The Torah talks about Chokim as a class of mitzvot, commandments which have no reason, i.e. are irrational. There is no obvious benefit to performing that mitzva beyond, perhaps, demonstrating ones commitment to and membership in Am Yisrael, the Jewish People.
Merely doing something irrational, because it’s irrational, of course is of no benefit to anyone and we should avoid that.
How can we know the difference if intellectual and/or logical analysis yields no data?
Perhaps that’s the value, in itself, of being part of a people. A people with three and a half millennia of traditions and practice, rather than just aiming to be an “inspired individual”, hoping for a flash of insight or motivation and then going off on our own to fulfill that vision.
Merely following what’s been done in the past because it has been accepted also leaves us wanting.
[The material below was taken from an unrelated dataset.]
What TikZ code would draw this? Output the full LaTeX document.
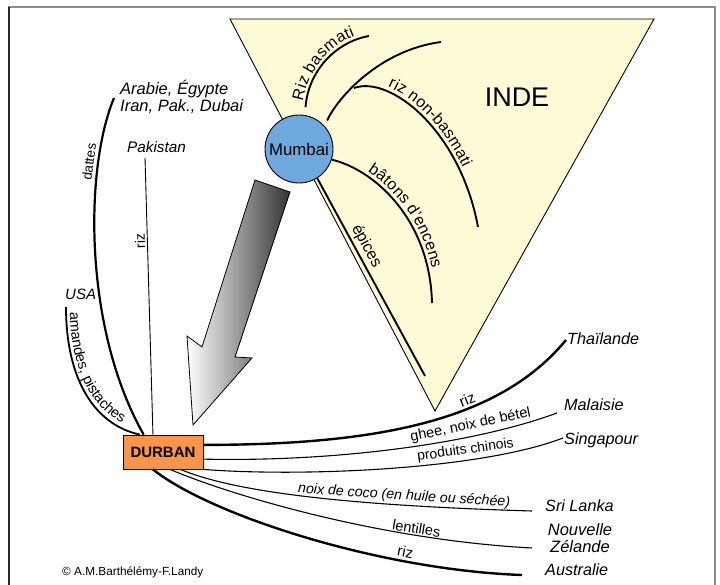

Our situation is always different and today, as a sovereign people, at least those of us lucky/bold enough to live in Israel under our own, imperfect as it is, sovereignty, differs from that of Jews any time in the past.
But being part of community, not merely individual and independent agents, but being part of a living, growing, changing and developing society forces us to consider our effect on others and on the group also.
There isn’t an easy answer, and we would’t want one because that would limit the infinite which is our Neshamot and their connections with the Ultimate Spiritual Source, HaKadosh Baruch Hu, The Holy One Blessed Be He.
Each day is a challenge, which is a good reason to wake up every morning filled with love and gratitude and hope.